In this instance the learned judge undertook to do so and made a thorough analysis of the evidence which led him to the conclusion, for the reasons he set forth at length, that the administrative finding that the death of the employee was unrelated to the injury of his employment was not supported by substantial evidence. But that depended upon the credibility, in the sense of reliability, of the several witnesses who testified either that it was or that it was not for the testimony either way, if believed, was undoubtedly adequate to support a finding in accordance with it. Where it cannot be said that the testimony was so inherently improbable that it was unworthy of belief as a matter of law, and that certainly was not so as to any of this testimony in respect to such a technical and complicated issue, the determination of the trier of fact as to whether the evidence of one set of witnesses who testified before him rather than that of the other is the more reliable is controlling.

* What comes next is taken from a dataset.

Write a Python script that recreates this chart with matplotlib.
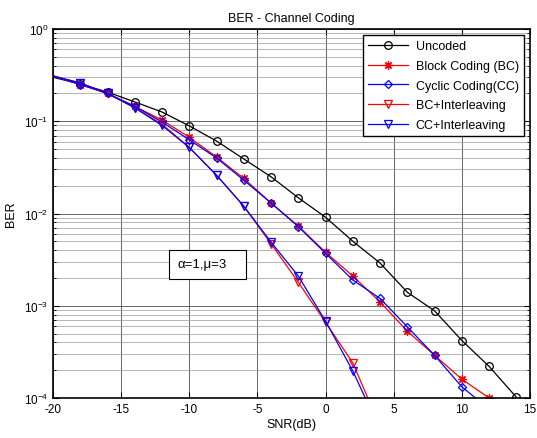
import numpy as np
import matplotlib
matplotlib.use('Agg')
import matplotlib.pyplot as plt
from matplotlib.ticker import LogLocator, NullFormatter
from matplotlib.patches import Rectangle

plt.rcParams['font.family'] = ['Liberation Sans', 'DejaVu Sans']
plt.rcParams['font.size'] = 8.5
plt.rcParams['axes.unicode_minus'] = False

# SNR points (dB)
snr = [-20, -18, -16, -14, -12, -10, -8, -6, -4, -2, 0, 2, 4, 6, 8, 10, 12, 14]
ber_uncoded = [0.30, 0.253, 0.207, 0.162, 0.126, 0.089, 0.061, 0.039, 0.025, 0.0148,
               0.0091, 0.0050, 0.0029, 0.0014, 0.00088, 0.00042, 0.00022, 0.000102]

snr_bc = [-20, -18, -16, -14, -12, -10, -8, -6, -4, -2, 0, 2, 4, 6, 8, 10, 12]
ber_bc = [0.31, 0.25, 0.20, 0.145, 0.103, 0.067, 0.041, 0.024, 0.013, 0.0073,
          0.0038, 0.0021, 0.0011, 0.00053, 0.00029, 0.00016, 0.0001]

snr_cc = [-20, -18, -16, -14, -12, -10, -8, -6, -4, -2, 0, 2, 4, 6, 8, 10, 12]
ber_cc = [0.31, 0.25, 0.20, 0.145, 0.098, 0.063, 0.040, 0.023, 0.013, 0.0072,
          0.0037, 0.0019, 0.0012, 0.00059, 0.00029, 0.000132, 0.000076]

snr_int = [-20, -18, -16, -14, -12, -10, -8, -6, -4, -2, 0, 2, 4]
ber_bci = [0.31, 0.26, 0.20, 0.14, 0.093, 0.052, 0.026, 0.012, 0.0047, 0.0018,
           0.00066, 0.00024, 0.000049]
ber_cci = [0.31, 0.26, 0.20, 0.14, 0.090, 0.052, 0.026, 0.012, 0.0049, 0.0021,
           0.00068, 0.000196, 0.000045]

fig = plt.figure(figsize=(5.37, 4.39), dpi=100)
ax = fig.add_axes([53/537, 1 - 399/439, 477/537, 369/439])

skip = slice(1, None)
ax.semilogy(snr, ber_uncoded, 'k-o', mfc='none', ms=5.5, mew=0.9, lw=0.9, markevery=skip, label='Uncoded')
ax.semilogy(snr_bc, ber_bc, 'r-', marker=(8, 2, 0), ms=6, mew=0.9, lw=0.9, markevery=skip, label='Block Coding (BC)')
ax.semilogy(snr_cc, ber_cc, 'b-D', mfc='none', ms=4.2, mew=0.9, lw=0.9, markevery=skip, label='Cyclic Coding(CC)')
ax.semilogy(snr_int, ber_bci, 'r-v', mfc='none', ms=6, mew=0.9, lw=0.9, markevery=skip, label='BC+Interleaving')
ax.semilogy(snr_int, ber_cci, 'b-v', mfc='none', ms=6, mew=0.9, lw=0.9, markevery=skip, label='CC+Interleaving')

ax.set_xlim(-20, 15)
ax.set_ylim(1e-4, 1)
ax.set_xticks(np.arange(-20, 16, 5))
ax.yaxis.set_major_locator(LogLocator(base=10, numticks=10))
ax.yaxis.set_minor_locator(LogLocator(base=10, subs=np.arange(2, 10), numticks=10))
ax.yaxis.set_minor_formatter(NullFormatter())

ax.grid(True, which='major', color='0.3', lw=0.6)
ax.grid(True, which='minor', axis='y', color='0.6', lw=0.5)
ax.tick_params(which='both', direction='in', top=True, right=True, labelsize=8.5)
ax.tick_params(which='major', length=4)
ax.tick_params(which='minor', length=2)
for s in ax.spines.values():
    s.set_linewidth(1.2)

ax.set_title('BER - Channel Coding', fontsize=9, pad=6)
ax.set_xlabel('SNR(dB)', fontsize=9, labelpad=2)
ax.set_ylabel('BER', fontsize=9, labelpad=5)

leg = ax.legend(loc='upper right', fancybox=False, edgecolor='k', framealpha=1,
                fontsize=9, borderaxespad=0.5, handlelength=3.2, labelspacing=0.62,
                borderpad=0.4, handletextpad=0.6)
leg.get_frame().set_linewidth(1.0)

# parameter annotation box
ax.add_patch(Rectangle((116/477, 119/369), 77/477, 29/369, transform=ax.transAxes,
                       fc='white', ec='k', lw=0.8, zorder=5))
ax.text(124/477, 134/369, 'α=1,μ=3', transform=ax.transAxes, fontsize=9.5,
        va='center', ha='left', zorder=6)

fig.savefig('out.png', dpi=100)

We might let decision turn on the above, but it should also be noted that the burden to show that the accident was a contributing cause of the death was on the appellee. It is obvious, of course, that in point of fact it either was or was not a contributing cause. However, in point of proof of causal connection, the conclusion of the trial judge that the finding of no causal connection was inadequately supported by the evidence leaves the appellee's burden undischarged. The finding of no causal connection went unnecessarily far in positive terms, but whether or not it went unjustifiably far on the evidence it was at least an expression of the determination of the Commissioner that the evidence was short to show affirmatively a causal connection between the accident and the death. It is abundantly clear that the evidence on the subject was so conflicting that the Commissioner could reasonably have found that there was no preponderance in favor of the appellee. As no more was needed to support his decision it was error to set it aside.
Judgment reversed and injunction dissolved.